I'm going to send it in for repairs soon. I'm in no rush though, because there isn't anything on the release schedule that I want in the near future.
Dude, that sucks so bad. I fear the day this happens to me, otherwise I'll probably cry.
Since it wasn't under warranty, how much did it cost to get it fixed?
Tokeio: Well, with the PS3 you can do a full system backup to an external HD... when I upgraded my drive to a 300gig, my system returned to what it was on the older HD, Rock Band saves and all.
Yeah, this is the unsold pain of the HD-driven era. Solid state memory cards for the win!
Lex: $85, including shipping. I didn't have a problem paying that when I assumed my Wii would come back 100% OK. But knowing now that I paid for the privilege of Nintendo wiping my memory clean, now I'm sort of pissed.
They couldn't even throw a free t-shirt in the box to help the pill go down easier.
Losing all of that data is just awful.

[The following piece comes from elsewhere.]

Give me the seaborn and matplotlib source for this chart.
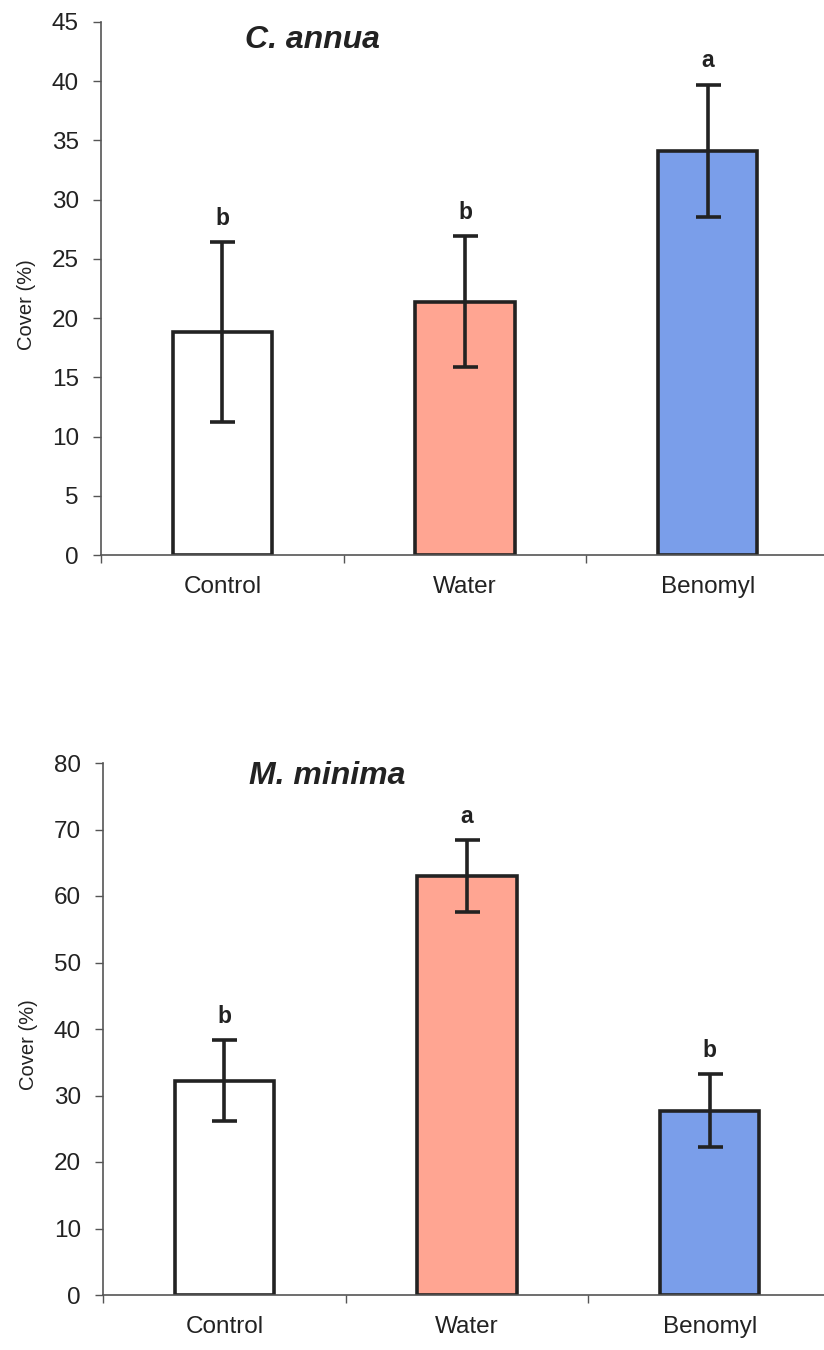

You have every right to be angry.
Thank you for posting exhaustively on this process, too. It's articles like this that tell the public really what the possibilities are.
Had you sent it in for repair before it was truly dead:
1) they might not have repaired it, sending it back to you as-is.
2) they still might not have been able to save your data. You never know what it was that kept them from doing that.
You Mac people, don't you remember how fickle the mistress of technology is supposed to be? ;-)
When I knew my PS3 was dying I worked very hard to nail the platinum trophy I was so close to getting in Mercenaries 2 since a full-system backup will not restore locked saved games (among other things) to a different system.
Yes Joe, you can backup and restore to the SAME PS3 however if your PS3 died and you needed a replacement from Sony or otherwise kiss those save files goodbye. The restore will not recover save files that are locked at the console ID level like Rock Band and many other files if they aren't restored to the exact same machine. These same files can't even be backed up manually to memory sticks or USB hard drives.
Ooooooohhhh. I see! That is indeed nuts.